Sermon for June 24, 2018 Fifth of Pentecost “Who Then is This?”
In the Gospel story of Jesus calming the waters, we have Jesus wanting to get some rest after a busy day. His disciples get into a boat with Jesus and head to a quiet spot on the other side of the Sea of Galilee. A storm suddenly rocks the boat. They wake Jesus and ask; do you not care that we are about to perish? Jesus calms the waters and asks the disciples why they were afraid. Then disciples are terrified (some versions say ‘awed’) and say to themselves; who then is this.
When I step back and take a longer look at this story there are some interesting bits that emerge. I know that at least three of the disciples are fishers and fished the Sea of Galilee. I expect that most of the disciples are familiar with fishing on the Sea.
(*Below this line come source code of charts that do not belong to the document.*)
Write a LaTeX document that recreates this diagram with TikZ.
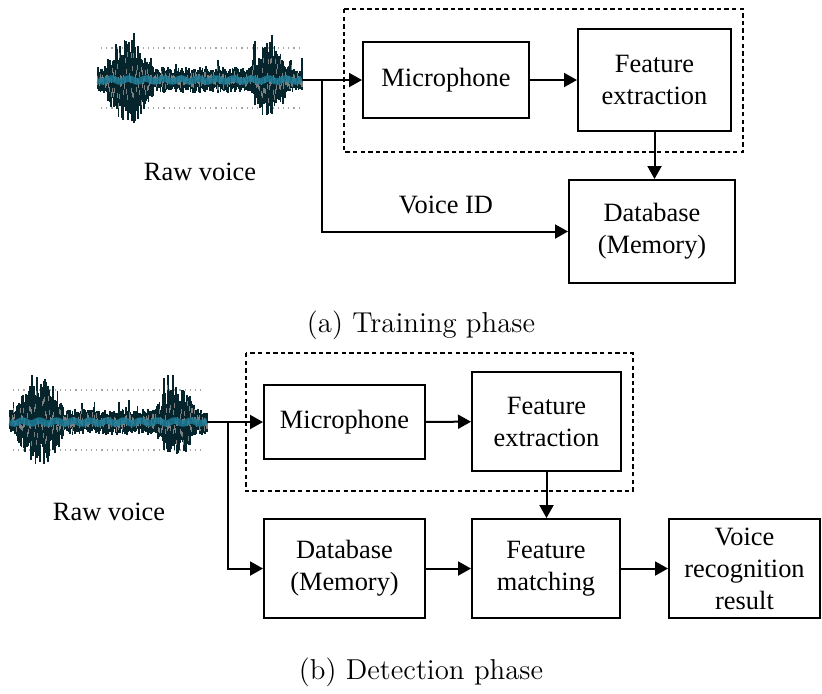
\documentclass[tikz,border=0pt]{standalone}
\usepackage{fontspec}
\usepackage{tikz}
\usetikzlibrary{arrows.meta,positioning,calc}
\newfontfamily\boxfont{Liberation Serif}
\definecolor{WaveDark}{RGB}{6,36,44}
\definecolor{WaveGray}{RGB}{125,128,128}
\definecolor{WaveTeal}{RGB}{28,125,152}
\tikzset{
  blk/.style={draw=black,line width=1pt,align=center,inner sep=2pt,font=\boxfont\fontsize{13.2}{16}\selectfont},
  lbl/.style={align=center,font=\boxfont\fontsize{13.2}{16}\selectfont},
  captxt/.style={font=\fontsize{14.4}{17}\selectfont},
  arr/.style={-{Triangle[length=6.5pt,width=7pt]},line width=1pt},
  wire/.style={line width=1pt},
  dashbox/.style={dash pattern=on 2.2pt off 1.6pt,line width=0.7pt},
  wavebar/.style={WaveDark,line width=0.9pt},
  wavespeck/.style={WaveGray,line width=0.6pt},
}
% #1 left end, #2 centre line, #3 length, #4 seed
\newcommand{\voicewave}[4]{%
  \pgfmathsetseed{#4}
  \draw[WaveGray!70,dotted,line width=0.6pt] (#1+3,#2-32) -- (#1+#3-3,#2-32);
  \draw[WaveGray!70,dotted,line width=0.6pt] (#1+3,#2+28) -- (#1+#3-3,#2+28);
  \foreach \i in {0,...,170} {
    \pgfmathsetmacro{\t}{\i/170}
    \pgfmathsetmacro{\ua}{min(abs((\t-0.15)/0.13),1)}
    \pgfmathsetmacro{\ub}{min(abs((\t-0.84)/0.1),1)}
    \pgfmathsetmacro{\env}{13+32*cos(90*\ua)+26*cos(90*\ub)}
    \pgfmathsetmacro{\sp}{rnd>0.9 ? 1.8 : 1}
    \pgfmathsetmacro{\up}{min(\sp*\env*(0.5+0.5*rnd),47)}
    \pgfmathsetmacro{\dn}{min(\env*(0.5+0.5*rnd),44)}
    \pgfmathsetmacro{\xx}{#1+\t*#3}
    \draw[wavebar] (\xx,#2-\up) -- (\xx,#2+\dn);
    \draw[wavespeck] (\xx,#2-0.8*\up*rnd) -- ++(0,5);
    \draw[wavespeck] (\xx,#2+0.8*\dn*rnd) -- ++(0,-5);
  }
  \draw[WaveTeal,line width=3.2pt,opacity=0.85] plot[domain=0:1,samples=90] ({#1+\x*#3},{#2+1.5*sin(\x*4200)});
}

\begin{document}
\begin{tikzpicture}[x=0.5pt,y=-0.5pt]
  \useasboundingbox (0,0) rectangle (822,693);

  % training phase
  \voicewave{98}{80}{204}{11}
  \coordinate (wave1) at (302,80);
  \coordinate (split1) at (322,80);
  \node[lbl] (raw1) at (200,172) {Raw voice};
  \draw[dashbox] (344,9) rectangle (743,152);
  \node[blk,minimum width=83pt,minimum height=38pt] (mic1) at (446,80) {Microphone};
  \node[blk,minimum width=76.5pt,minimum height=51pt] (fe1) at (654.5,80) {Feature\\extraction};
  \node[blk,minimum width=83pt,minimum height=51.5pt] (db1) at (652,231.5) {Database\\(Memory)};
  \node[lbl] (vid) at (446,205) {Voice ID};
  \draw[wire] (wave1) -- (split1);
  \draw[arr] (split1) -- (mic1);
  \draw[arr] (split1) |- (db1);
  \draw[arr] (mic1) -- (fe1);
  \draw[arr] (fe1.south) -- (fe1.south |- db1.north);
  \node[captxt] (capa) at (421,325) {(a) Training phase};

  % detection phase
  \voicewave{10}{422}{197}{5}
  \coordinate (wave2) at (207,422);
  \coordinate (split2) at (228,422);
  \node[lbl] (raw2) at (109,512) {Raw voice};
  \draw[dashbox] (246,353) rectangle (633,491);
  \node[blk,minimum width=80.5pt,minimum height=37pt] (mic2) at (344.5,422) {Microphone};
  \node[blk,minimum width=74.5pt,minimum height=49.5pt] (fe2) at (546.5,421.5) {Feature\\extraction};
  \node[blk,minimum width=80.5pt,minimum height=49.5pt] (db2) at (344.5,568.5) {Database\\(Memory)};
  \node[blk,minimum width=74pt,minimum height=49.5pt] (fm2) at (546,568.5) {Feature\\matching};
  \node[blk,minimum width=75.5pt,minimum height=49.5pt] (res2) at (744.5,568.5) {Voice\\recognition\\result};
  \draw[wire] (wave2) -- (split2);
  \draw[arr] (split2) -- (mic2);
  \draw[arr] (split2) |- (db2);
  \draw[arr] (mic2) -- (fe2);
  \draw[arr] (fe2.south) -- (fe2.south |- fm2.north);
  \draw[arr] (db2) -- (fm2);
  \draw[arr] (fm2) -- (res2);
  \node[captxt] (capb) at (421,672) {(b) Detection phase};
\end{tikzpicture}
\end{document}
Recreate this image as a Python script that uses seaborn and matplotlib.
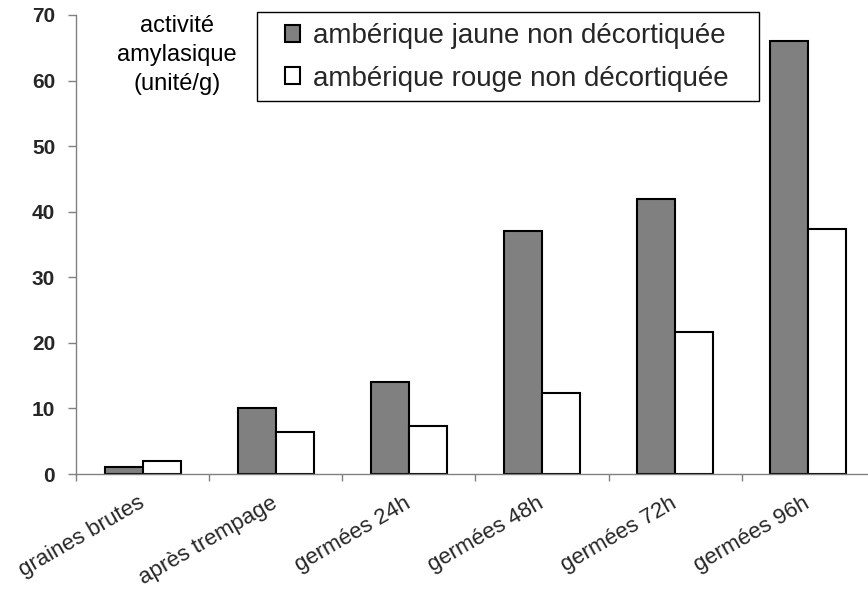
import matplotlib
matplotlib.use("Agg")
import matplotlib.pyplot as plt
import seaborn as sns
import pandas as pd
from matplotlib.patches import Rectangle
from matplotlib.ticker import FixedLocator, MultipleLocator

# Amylase activity of mung bean (ambérique) through germination stages
etapes = ["graines brutes", "après trempage", "germées 24h",
          "germées 48h", "germées 72h", "germées 96h"]
jaune = [1.0, 10.0, 14.0, 37.0, 42.0, 66.0]
rouge = [2.0, 6.4, 7.3, 12.3, 21.6, 37.3]
series = ["ambérique jaune non décortiquée", "ambérique rouge non décortiquée"]
y_ticks = [0, 10, 20, 30, 40, 50, 60, 70]

df = pd.DataFrame({
    "etape": etapes * 2,
    "activite": jaune + rouge,
    "variete": [series[0]] * len(etapes) + [series[1]] * len(etapes),
})

sns.set_theme(style="white")
plt.rcParams["font.family"] = ["Liberation Sans", "DejaVu Sans"]

W, H = 868, 589
fig = plt.figure(figsize=(W / 100, H / 100), dpi=100)
ax = fig.add_axes([76 / W, 115 / H, 799 / W, 459 / H])

sns.barplot(data=df, x="etape", y="activite", hue="variete",
            palette=["#808080", "#ffffff"], edgecolor="black",
            linewidth=1.5, width=0.57, gap=0, ax=ax)

ax.set_ylim(0, 70)
ax.set_xlim(-0.5, len(etapes) - 0.5)
ax.set_xlabel("")
ax.set_ylabel("")

# y axis: bold labels, outward ticks
ax.yaxis.set_major_locator(FixedLocator(y_ticks))
ax.set_yticklabels([str(v) for v in y_ticks], fontsize=15, fontweight="bold")
ax.tick_params(axis="y", which="major", direction="out", length=6,
               width=1, color="#808080", pad=9, left=True)

# x axis: category labels between boundary ticks
ax.xaxis.set_minor_locator(MultipleLocator(1, offset=0.5))
ax.tick_params(axis="x", which="minor", direction="out", length=5,
               width=1, color="#808080", bottom=True)
ax.tick_params(axis="x", which="major", length=0, pad=20)
for lab in ax.get_xticklabels():
    lab.set_rotation(30)
    lab.set_ha("right")
    lab.set_va("center")
    lab.set_rotation_mode("anchor")
    lab.set_fontsize(16)

for side in ("top", "right"):
    ax.spines[side].set_visible(False)
for side in ("left", "bottom"):
    ax.spines[side].set_color("#808080")
    ax.spines[side].set_linewidth(1)

ax.text(0.1264, 0.913, "activité\namylasique\n(unité/g)", transform=ax.transAxes,
        ha="center", va="center", multialignment="center",
        fontsize=17, linespacing=1.39, color="black")

handles, labels = ax.get_legend_handles_labels()
leg = ax.legend(handles, labels, loc="upper left",
                bbox_to_anchor=(285 / W, 1 - 23 / H),
                bbox_transform=fig.transFigure, borderaxespad=0,
                borderpad=0, fontsize=20, frameon=False,
                handlelength=0.55, handleheight=0.55, handletextpad=0.47,
                labelspacing=0.6)

# legend frame
fig.patches.append(Rectangle((257 / W, 1 - 101 / H), 502 / W, 89 / H,
                             transform=fig.transFigure, fill=False,
                             edgecolor="black", linewidth=1, zorder=5))

fig.savefig("out.png", dpi=100)
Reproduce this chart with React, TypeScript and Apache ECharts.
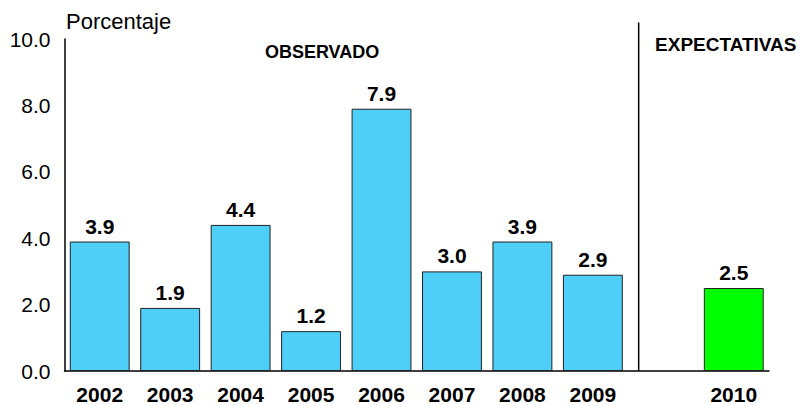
import React, { useEffect, useRef } from "react";
import * as echarts from "echarts";

const categories = ["2002", "2003", "2004", "2005", "2006", "2007", "2008", "2009", "", "2010"];
const values: (number | null)[] = [3.9, 1.9, 4.4, 1.2, 7.9, 3.0, 3.9, 2.9, null, 2.5];
const barColors = ["#4DCFF8", "#4DCFF8", "#4DCFF8", "#4DCFF8", "#4DCFF8", "#4DCFF8", "#4DCFF8", "#4DCFF8", "#4DCFF8", "#00FF00"];
const yTicks = [0, 2, 4, 6, 8, 10];
const FONT = "'Liberation Sans', Arial, sans-serif";

export default function App() {
  const ref = useRef<HTMLDivElement>(null);
  useEffect(() => {
    if (!ref.current) return;
    const chart = echarts.init(ref.current, undefined, { renderer: "svg" });
    const option: any = {
      animation: false,
      backgroundColor: "#ffffff",
      grid: { left: 64.5, right: 32, top: 39, bottom: 33, containLabel: false },
      xAxis: {
        type: "category",
        data: categories,
        axisLine: { show: true, lineStyle: { color: "#000", width: 1.5 } },
        axisTick: { show: false },
        axisLabel: { color: "#000", fontFamily: FONT, fontWeight: "bold", fontSize: 21, margin: 13, interval: 0 },
      },
      yAxis: {
        type: "value",
        min: yTicks[0],
        max: yTicks[yTicks.length - 1],
        interval: 2,
        axisLine: { show: true, lineStyle: { color: "#000", width: 1.5 } },
        axisTick: { show: false },
        splitLine: { show: false },
        axisLabel: { color: "#000", fontFamily: FONT, fontSize: 21, margin: 14, formatter: (v: number) => v.toFixed(1) },
      },
      series: [
        {
          type: "bar",
          barWidth: "85%",
          data: values.map((v, i) => (v === null ? "-" : { value: v, itemStyle: { color: barColors[i] } })),
          itemStyle: { borderColor: "#222", borderWidth: 1 },
          label: {
            show: true,
            position: "top",
            distance: 5,
            color: "#000",
            fontFamily: FONT,
            fontWeight: "bold",
            fontSize: 21,
            formatter: (p: any) => Number(p.value).toFixed(1),
          },
        },
      ],
    };
    chart.setOption(option);

    const x9 = chart.convertToPixel({ xAxisIndex: 0 }, "2009") as number;
    const x10 = chart.convertToPixel({ xAxisIndex: 0 }, "2010") as number;
    const band = (x10 - x9) / 2;
    const sepX = x9 + band * 0.65;
    const yBottom = chart.convertToPixel({ yAxisIndex: 0 }, 0) as number;
    const yTop = chart.convertToPixel({ yAxisIndex: 0 }, 10.5) as number;
    const obsX = chart.convertToPixel({ xAxisIndex: 0 }, "2005") as number;

    chart.setOption({
      graphic: [
        {
          type: "line",
          shape: { x1: sepX, y1: yTop, x2: sepX, y2: yBottom },
          style: { stroke: "#000", lineWidth: 1.5 },
        },
        {
          type: "text",
          left: 66,
          top: 10,
          style: { text: "Porcentaje", fill: "#000", font: `22px ${FONT}` },
        },
        {
          type: "text",
          x: obsX + 11,
          y: 52,
          style: { text: "OBSERVADO", fill: "#000", font: `bold 18px ${FONT}`, align: "center", verticalAlign: "middle" },
        },
        {
          type: "text",
          x: x10 - 8,
          y: 44,
          style: { text: "EXPECTATIVAS", fill: "#000", font: `bold 19px ${FONT}`, align: "center", verticalAlign: "middle" },
        },
      ],
    });

    return () => chart.dispose();
  }, []);
  return <div ref={ref} style={{ width: 801, height: 405, position: "absolute", left: 0, top: 0 }} />;
}
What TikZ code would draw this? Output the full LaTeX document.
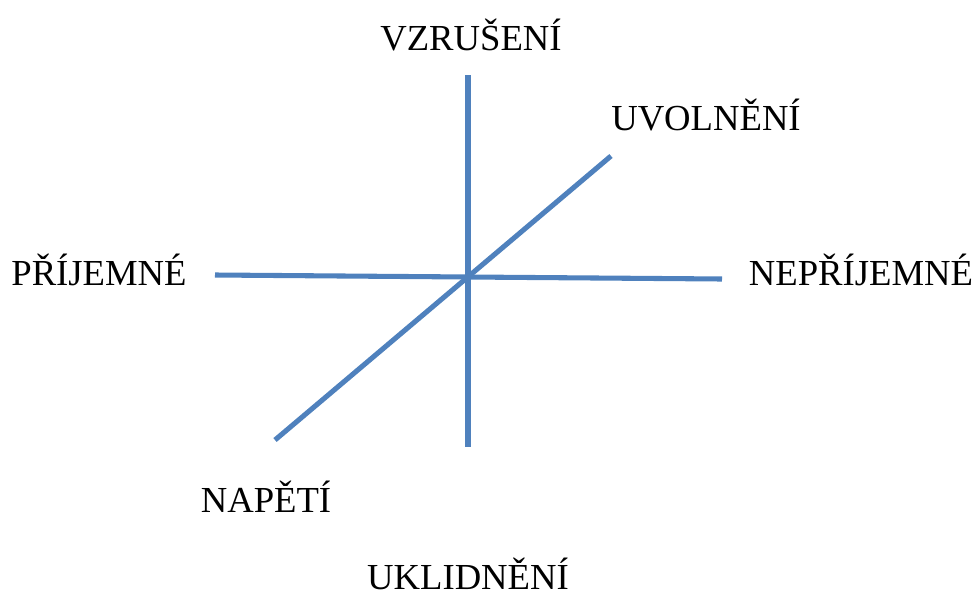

Jesus grew up in Nazareth a town nestled in the valley with no Sea, so in our language a ‘landlubber’. So when the Sea whips into a frenzy, as it is known to do, Jesus sleeps and the experienced fishers are fearing for their lives.
When they wake Jesus, he calms the storm and wonders aloud why the disciples are afraid. It is at this point that the disciples are terrified.
Another interesting aspect is that all the waters were calmed so all the boats and people in them were suddenly in calm waters. Jesus then is the teacher for all who come near his influence and the Saviour for those who listen and are inspired by His teaching. Jesus did not calm the waters just around his little boat but for the whole sea. We are not privy to the comments on the other boats but I am sure there was speculation going on as to what exactly happened. I also suspect that when the disciples landed they spread the news of what Jesus had done.
I think that image is vital and essential to understanding Jesus but is only part of the truth of this story.
At least three of the disciples are seasoned fishers, they were afraid for their lives, and so it goes that the others would also have a heightened level of fear. All the while Jesus is sleeping in the back of the boat. In our personal and church life, there are often times when we are afraid. That our world is rocked. In some of these moments, we have the capacity to draw on a strength we did not know we had and that is a great personal learning. In the case of the disciples, they did not gather to devise a strategy; they did not try to solve the problem of the wind and waves. They woke up Jesus. Jesus calmed the wind and waves and the anxiety of the disciples.
There are times when all our cleverness and ability do not solve the problem or our problem. It is in these moments that we, like the disciples, turn to Jesus. Jesus then has the capacity to, in love, offer perspective to the problem, to calm the stormy seas, or make the calm seas stormy. And we are thankful that Jesus is our Saviour.
The part of the story that I find fascinating is at the end. It is after the calming of the storm that the disciples are terrified/awed and exclaim: who then is this! That even the wind and waves obey. Did you get that? After the wind and waves, the anxiety of the disciples is calmed, then they are terrified. It is perhaps the most poignant moment of insight and understanding for the disciples, that they now know their lives have and will be, forever changed.
When placed side by side, believing in Jesus, and heeding his call to be about mission I have a feeling that we are most terrified about the latter. For the first we may have a sense that we will get our hands dirty and our hearts opened but for the latter we have no doubt. That terrifies us, at least it should for we come face to face with knowing that Jesus places in our hands the wellbeing of our neighbours and creation.
I wondered what constitutes a community of faith this week. Here is where I am at with my ever-evolving understanding; we are a group of individuals whose lives have and are being transformed by the glorious love of Jesus. We gather so that our unique skills and gifts can be combined for greater benefit to the mission of Jesus. We gather so that we can be encouraged by each other’s transformation and come to the humble realization that our lives are being transformed. Like the disciples, we have work to do individually or in small groups, and we have work that requires us all.
It is after Jesus touches our heart with love that we are awed or terrified. Like the first disciples, we follow Jesus and there is no thought of turning back. The ending of the United Church’s Statement of faith rings clearer with sharper focus in light of this story: we are not alone, we live in God’s world. Thanks be to God.